Countries reaffirmed the Paris Agreement’s goal of limiting the increase in the global average temperature to well below 2°C above pre-industrial levels and pursuing efforts to limit it to 1.5 °C. And they went further, expressing “alarm and utmost concern that human activities have caused around 1.1 °C of warming to date, that impacts are already being felt in every region, and that carbon budgets consistent with achieving the Paris Agreement temperature goal are now small and being rapidly depleted.” They recognized that the impacts of climate change will be much lower at a temperature increase of 1.5 °C compared with 2 °C. 

Accelerating Action;

Countries stressed the urgency of action “in this critical decade,” when carbon dioxide emissions must be reduced by 45 percent to reach net zero around mid-century. But with present climate plans – the Nationally determined Contributions — falling far short of ambition, the Glasgow Climate Pact calls on all countries to present stronger national action plans next year, instead of in 2025, which was the original timeline. Countries also called on UNFCCC to do an annual NDC Synthesis Report to gauge the present level of ambition.

Moving Away From Fossil Fuels;

In perhaps the most contested decision in Glasgow, countries ultimately agreed to a provision calling for a phase-down of coal power and a phase-out of “inefficient” fossil fuel subsidies – two key issues that had never been explicitly mentioned in decisions of UN climate talks before, despite coal, oil, and gas being the main drivers of global warming. Many countries, and NGOs, expressed dissatisfaction that the language on coal was significantly weakened (from phase-out to phase-down) and consequently, was not as ambitious as it needs to be.

Delivering On Climate Finance;

Developed countries came to Glasgow falling short of their promise to deliver US$100 billion a year for developing countries. Voicing “regret,” the Glasgow outcome reaffirms the pledge and urges developed countries to fully deliver on the US$100 billion goal urgently. Developed countries, in a report, expressed confidence that the target would be met in 2023.

Stepping Up Support For Adaptation;

The Glasgow Pact calls for a doubling of finance to support developing countries in adapting to the impacts of climate change and building resilience. This won’t provide all the funding that poorer countries need, but it would significantly increase finance for protecting lives and livelihoods, which so far made up only about 25 percent of all climate finance (with 75 percent going towards green technologies to mitigate greenhouse gas emissions). Glasgow also established a work program to define a global goal on adaptation, which will identify collective needs and solutions to the climate crisis already affecting many countries. 

Completing The Paris Rulebook;

Countries reached an agreement on the remaining issues of the so-called Paris rulebook, the operational details for the practical implementation of the Paris Agreement.

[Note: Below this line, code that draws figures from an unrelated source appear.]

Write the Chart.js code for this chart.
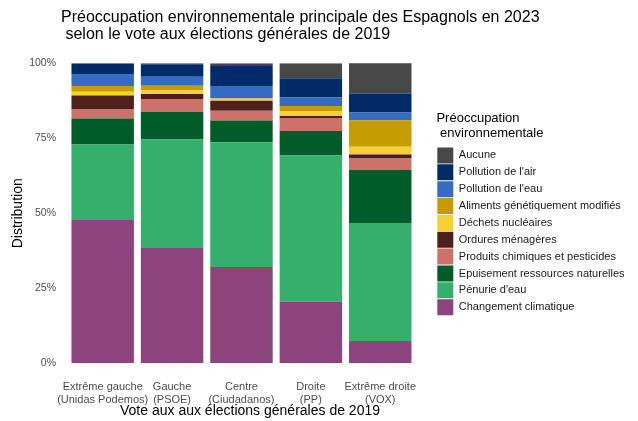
<!DOCTYPE html>
<html>
<head>
<meta charset="utf-8">
<script src="https://cdn.jsdelivr.net/npm/chart.js@4"></script>
<style>
html,body{margin:0;padding:0;background:#fff;}
#wrap{width:638px;height:421px;position:relative;}
</style>
</head>
<body>
<div id="wrap"><canvas id="c" width="638" height="421"></canvas></div>
<script>
// Categories (x axis)
const categories = [
  ["Extrême gauche", "(Unidas Podemos)"],
  ["Gauche", "(PSOE)"],
  ["Centre", "(Ciudadanos)"],
  ["Droite", "(PP)"],
  ["Extrême droite", "(VOX)"]
];
// Series values (% of each vote group), stacked bottom to top
const changementClimatique = [47.8, 38.4, 32.1, 20.5, 7.4];
const penurieEau           = [25.1, 36.2, 41.6, 48.8, 39.4];
const epuisementRessources = [8.7, 9.2, 7.2, 8.1, 17.7];
const produitsChimiques    = [3.0, 4.3, 3.3, 4.4, 3.8];
const orduresMenageres     = [4.7, 1.7, 3.3, 0.6, 1.3];
const dechetsNucleaires    = [1.2, 1.1, 0.8, 1.7, 2.6];
const alimentsOGM          = [1.9, 1.6, 0.0, 1.7, 8.8];
const pollutionEau         = [4.0, 3.0, 4.1, 2.8, 2.6];
const pollutionAir         = [3.6, 4.2, 6.7, 6.4, 6.3];
const aucune               = [0.0, 0.3, 0.9, 5.0, 10.2];
// Tick labels
const yTicks = [0, 25, 50, 75, 100];

const FONT = "'Liberation Sans', Arial, Helvetica, sans-serif";

const series = [
  ["Changement climatique", changementClimatique, "#8C447C"],
  ["Pénurie d'eau", penurieEau, "#34AF6C"],
  ["Epuisement ressources naturelles", epuisementRessources, "#005C29"],
  ["Produits chimiques et pesticides", produitsChimiques, "#CC7269"],
  ["Ordures ménagères", orduresMenageres, "#4F1F1C"],
  ["Déchets nucléaires", dechetsNucleaires, "#F5D033"],
  ["Aliments génétiquement modifiés", alimentsOGM, "#C59D00"],
  ["Pollution de l'eau", pollutionEau, "#346CC4"],
  ["Pollution de l'air", pollutionAir, "#002B69"],
  ["Aucune", aucune, "#474747"]
];

const datasets = series.map(([label, data, color]) => ({
  label, data, backgroundColor: color, borderWidth: 0,
  barPercentage: 0.9, categoryPercentage: 1.0, stack: "s"
}));

const titlePlugin = {
  id: "ggTitle",
  beforeLayout(chart) {
    const lg = chart.legend;
    if (lg && !lg.__patched) {
      const orig = lg.fit;
      lg.fit = function () { this.maxWidth = 1000; orig.call(this); };
      lg.__patched = true;
    }
  },
  afterDraw(chart) {
    const ctx = chart.ctx;
    ctx.save();
    ctx.fillStyle = "#000";
    ctx.font = "16px " + FONT;
    ctx.textAlign = "left";
    ctx.textBaseline = "middle";
    ctx.fillText("Préoccupation environnementale principale des Espagnols en 2023", 61, 18);
    ctx.fillText(" selon le vote aux élections générales de 2019", 61, 35);
    ctx.font = "14px " + FONT;
    ctx.textAlign = "center";
    ctx.fillText("Vote aux aux élections générales de 2019", 250, 411.5);
    ctx.restore();
  }
};

new Chart(document.getElementById("c"), {
  type: "bar",
  data: { labels: categories, datasets },
  options: {
    responsive: false,
    animation: false,
    devicePixelRatio: 1,
    layout: { padding: { top: 63.3, bottom: 0, left: 0, right: 3.5 } },
    plugins: {
      title: { display: false },
      tooltip: { enabled: false },
      legend: {
        position: "right",
        align: "start",
        reverse: true,
        title: {
          display: true,
          text: ["Préoccupation", " environnementale"],
          color: "#000",
          position: "start",
          font: { family: FONT, size: 13, lineHeight: 1.154 },
          padding: { top: 48.5, bottom: 19.8 }
        },
        labels: {
          boxWidth: 16,
          boxHeight: 16,
          padding: 0.86,
          color: "#1a1a1a",
          font: { family: FONT, size: 11 }
        }
      }
    },
    scales: {
      x: {
        stacked: true,
        afterFit: (s) => { s.height = 57.7; },
        grid: { display: false, drawTicks: false },
        border: { display: false },
        ticks: {
          color: "#4D4D4D",
          font: { family: FONT, size: 11, lineHeight: 1.18 },
          padding: 17.5,
          maxRotation: 0,
          autoSkip: false
        },
        title: { display: false }
      },
      y: {
        stacked: true,
        min: 0,
        max: 100,
        afterFit: (s) => { s.width = 68; },
        afterBuildTicks: (s) => { s.ticks = yTicks.map(v => ({ value: v })); },
        grid: { display: false, drawTicks: false },
        border: { display: false },
        ticks: {
          color: "#4D4D4D",
          font: { family: FONT, size: 10.5 },
          padding: 12,
          callback: (v) => v + "%"
        },
        title: {
          display: true,
          text: "Distribution",
          color: "#000",
          font: { family: FONT, size: 14, lineHeight: 1.2 },
          padding: { top: 9.6, bottom: 0 }
        }
      },
      gap: {
        type: "linear",
        position: "right",
        display: true,
        afterFit: (s) => { s.width = 21.5; },
        grid: { display: false, drawTicks: false },
        border: { display: false },
        ticks: { display: false }
      }
    }
  },
  plugins: [titlePlugin]
});
</script>
</body>
</html>
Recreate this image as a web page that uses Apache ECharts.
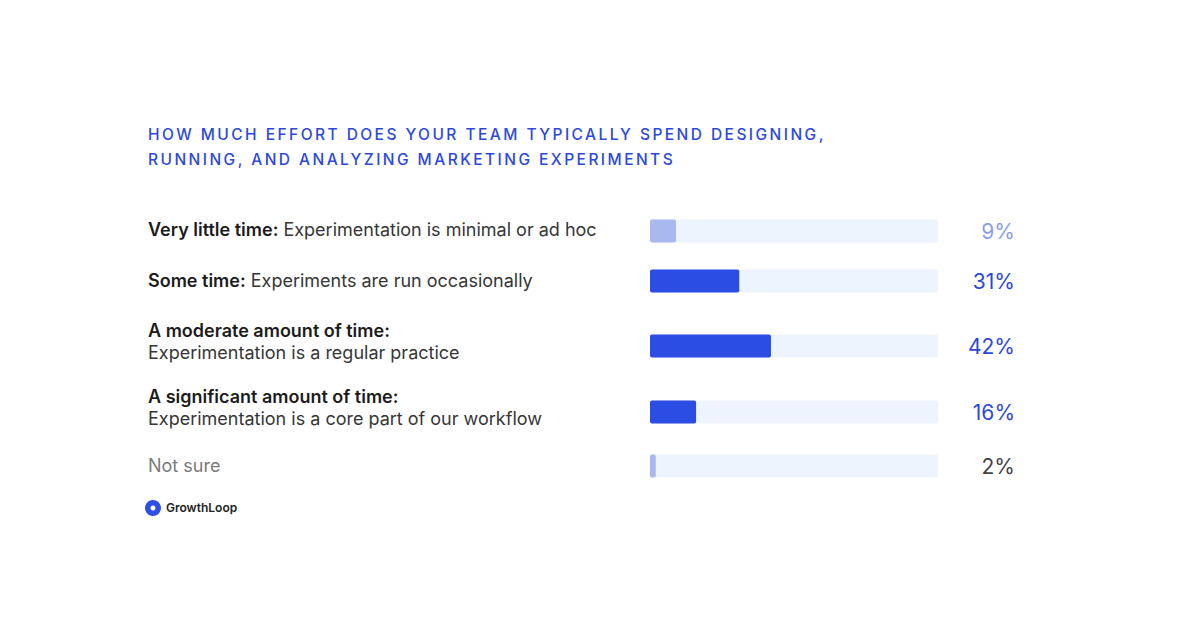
<!DOCTYPE html>
<html>
<head>
<meta charset="utf-8">
<script src="https://cdn.jsdelivr.net/npm/echarts@6/dist/echarts.min.js"></script>
<style>
  html, body { margin: 0; padding: 0; background: #ffffff; }
  #chart { width: 1200px; height: 630px; }
  #chart svg text[fill="#2c48df"] { letter-spacing: 2.45px; }
</style>
</head>
<body>
<div id="chart"></div>
<script>
// ---- data ----
const titleText = 'HOW MUCH EFFORT DOES YOUR TEAM TYPICALLY SPEND DESIGNING,\nRUNNING, AND ANALYZING MARKETING EXPERIMENTS';
const categories = [
  'Very little time: Experimentation is minimal or ad hoc',
  'Some time: Experiments are run occasionally',
  'A moderate amount of time:\nExperimentation is a regular practice',
  'A significant amount of time:\nExperimentation is a core part of our workflow',
  'Not sure'
];
const values = [9, 31, 42, 16, 2];
const valueLabels = ['9%', '31%', '42%', '16%', '2%'];
const brandName = 'GrowthLoop';

// ---- layout / style ----
const rowCenters = [231, 281, 346, 412, 466];
const barH = 23;
const barColors = ['#a9b8ef', '#2b4de3', '#2b4de3', '#2b4de3', '#a9b8ef'];
const pctColors = ['#8b9de6', '#2d47dc', '#2d47dc', '#2d47dc', '#444444'];
const labelLift = [4, 2, 10, 10, 2];

function fmtLabel(v) {
  const i = v.indexOf(':');
  if (i < 0) return '{n|' + v + '}';
  const head = v.slice(0, i + 1);
  let rest = v.slice(i + 1);
  if (rest.charAt(0) === '\n') return '{b|' + head + '}\n{r|' + rest.slice(1) + '}';
  return '{b|' + head + '}{r|' + rest + '}';
}

const grids = [], xAxes = [], yAxes = [], series = [];
categories.forEach((c, i) => {
  grids.push({ left: 650, width: 288, top: rowCenters[i] - barH / 2, height: barH, containLabel: false });
  xAxes.push({ type: 'value', gridIndex: i, min: 0, max: 100, show: false });
  yAxes.push({
    type: 'category', gridIndex: i, data: [c], position: 'left',
    axisLine: { show: false }, axisTick: { show: false }, splitLine: { show: false },
    axisLabel: {
      margin: 502, align: 'left', verticalAlign: 'middle',
      padding: [0, 0, labelLift[i], 0],
      formatter: fmtLabel,
      rich: {
        b: { fontFamily: 'Inter', fontSize: 18, fontWeight: 600, color: '#1c1c1c', lineHeight: 22 },
        r: { fontFamily: 'Inter', fontSize: 18, fontWeight: 400, color: '#363636', lineHeight: 22 },
        n: { fontFamily: 'Inter', fontSize: 18, fontWeight: 400, color: '#7a7a7a', lineHeight: 22 }
      }
    }
  });
  yAxes.push({
    type: 'category', gridIndex: i, data: [valueLabels[i]], position: 'right',
    axisLine: { show: false }, axisTick: { show: false }, splitLine: { show: false },
    axisLabel: {
      margin: 77, align: 'right', verticalAlign: 'middle',
      fontFamily: 'Inter', fontSize: 21, fontWeight: 400, color: pctColors[i]
    }
  });
  series.push({
    type: 'bar', xAxisIndex: i, yAxisIndex: 2 * i,
    data: [values[i]], barWidth: barH,
    showBackground: true,
    backgroundStyle: { color: '#eef4fd', borderRadius: 2 },
    itemStyle: { color: barColors[i], borderRadius: 2 },
    silent: true, animation: false
  });
});

const chart = echarts.init(document.getElementById('chart'), null, { renderer: 'svg' });
chart.setOption({
  backgroundColor: '#ffffff',
  animation: false,
  title: {
    text: titleText, left: 143, top: 117,
    textStyle: { fontFamily: 'Inter', fontSize: 15.5, fontWeight: 500, color: '#2c48df', lineHeight: 25 }
  },
  grid: grids, xAxis: xAxes, yAxis: yAxes, series: series,
  graphic: [
    { type: 'circle', shape: { cx: 153, cy: 508, r: 8 }, style: { fill: '#2f4ee6' } },
    { type: 'circle', shape: { cx: 153, cy: 508, r: 2.5 }, style: { fill: '#ffffff' } },
    { type: 'text', left: 166, top: 501, style: { text: brandName, fontFamily: 'Inter', fontSize: 12, fontWeight: 600, fill: '#222222' } }
  ]
});
</script>
</body>
</html>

Among them are the norms related to carbon markets, which will allow countries struggling to meet their emissions targets to purchase emissions reductions from other nations that have already exceeded their targets.

Negotiations were also concluded on an Enhanced Transparency Framework, providing for common timeframes and agreed-on formats for countries to regularly report on progress, designed to build trust and confidence that all countries are contributing their share to the global effort. 

Focusing On Loss & Damage;

Acknowledging that climate change is having increasing impacts on people, especially in the developing world, countries agreed to strengthen a network— known as the Santiago Network – that connects vulnerable countries with providers of technical assistance, knowledge, and resources to address climate risks.

They also launched a new “Glasgow dialogue” to discuss arrangements for the funding of activities to avert, minimize and address loss and damage associated with the adverse effects of climate change. 

New Deals And Announcements;

There were many other significant deals and announcements – outside of the Glasgow Climate Pact – which can have major positive impacts if they are indeed implemented. These include:  


137 countries took a landmark step forward by committing to halt and reverse forest loss and land degradation by 2030. The pledge is backed by $12bn in public and $7.2bn in private funding. In addition, CEOs from more than 30 financial institutions with over $8.7 trillion of global assets committed to eliminating investment in activities linked to deforestation.


103 countries, including 15 major emitters, signed up to the Global Methane Pledge, which aims to limit methane emissions by 30 percent by 2030, compared to 2020 levels. Methane, one of the most potent greenhouse gases, is responsible for a third of current warming from human activities.


Over 30 countries, six major vehicle manufacturers, and other actors, like cities, set out their determination for all new car and van sales to be zero-emission vehicles by 2040 globally and 2035 in leading markets, accelerating the decarbonization of road transport, which currently accounts for about 10 percent of global greenhouse gas emissions.


Leaders from South Africa, the United Kingdom, the United States, France, Germany, and the European Union announced a ground-breaking partnership to support South Africa – the world’s most carbon-intensive electricity producer— with $8.5 billion over the next 3-5 years to make a just transition away from coal, to a low-carbon economy.

Private Finance;

Private financial institutions and central banks announced moves to realign trillions of dollars towards achieving global net zero emissions. Among them is the Glasgow Financial Alliance for Net Zero, with over 450 firms across 45 countries that control $130 trillion in assets, requiring its member to set robust, science-based near-term targets.

Reflecting on the task ahead, COP26 President Alok Sharma said: “We can now say with credibility that we have kept 1.5 degrees alive. But, its pulse is weak and it will only survive if we keep our promises and translate commitments into rapid action. From here, we must now move forward together and deliver on the expectations set out in the Glasgow Climate Pact, and close the vast gap which remains. It is up to all of us to sustain our lodestar of keeping 1.5 degrees within reach and to continue our efforts to get finance flowing and boost adaptation.”